Gerade die Lokalsender hätten mit lokaler Berichterstattung eigentlich ein Alleinstellungsmerkmal gegenüber BR und Antenne Bayern wie sonst nur Lokalzeitungen. Gleichzeitig sind Redaktionen stellenweise so dünn besetzt, dass sie diesen Joker gar nicht ausspielen können und die Lokalnachrichten aus der Zeitung vorlesen. Was kann da eine Lösung sein?
Diesem Eindruck muss ich widersprechen. Die Zeiten, in denen Lokalmeldungen aus der Zeitung abgeschrieben wurden, sind vorbei. So macht heute keiner mehr Programm. Die Inhalte, die es ins Radio schaffen, sind emotionaler und aus erster Hand. Sie haben auch viel mehr Service-Charakter, thematisieren lokale Besonderheiten, seien es Stadtpolitik oder Defizite bei Kindertagesstätten. Was Radio redaktionell leistet, hat einen ganz eigenständigen Wert. Wir sehen das auch bei vielen Auszeichnungen, u.a. dem Deutschen Radiopreis, die oft gerade an Lokalradios gehen, die für lokale Recherche-Leistungen ausgezeichnet werden.
Blicken wir in die Zukunft des Radios und des Hörens: Wie und was hören wir in Zukunft?

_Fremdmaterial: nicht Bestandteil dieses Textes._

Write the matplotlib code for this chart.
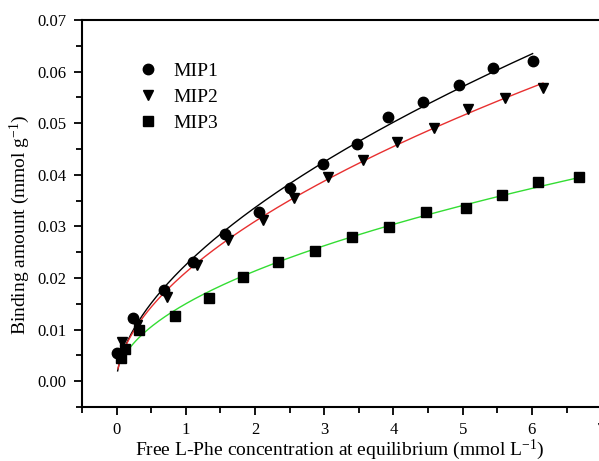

Ich glaube, das wird eine Mischung aus all den Elementen sein, über die wir gesprochen haben: Podcasts, Personalities, tolle Live-Formate im Radio, unterschiedliche Musikstreams. Und je nach Situation und Befindlichkeit kann ich mich daran bedienen und das bestmögliche Hörerlebnis haben. Eine Vision wäre, dass sich die Audiowelt von Radio über Podcasts und Musikstreaming auf einer großen Plattform darbietet, auf der ich alle Inhalte finden und nutzen kann. So eine Plattform bräuchte noch mehr Kooperation und Zusammenarbeit, als sie heute unter vielen Playern auf dem Audiomarkt üblich ist.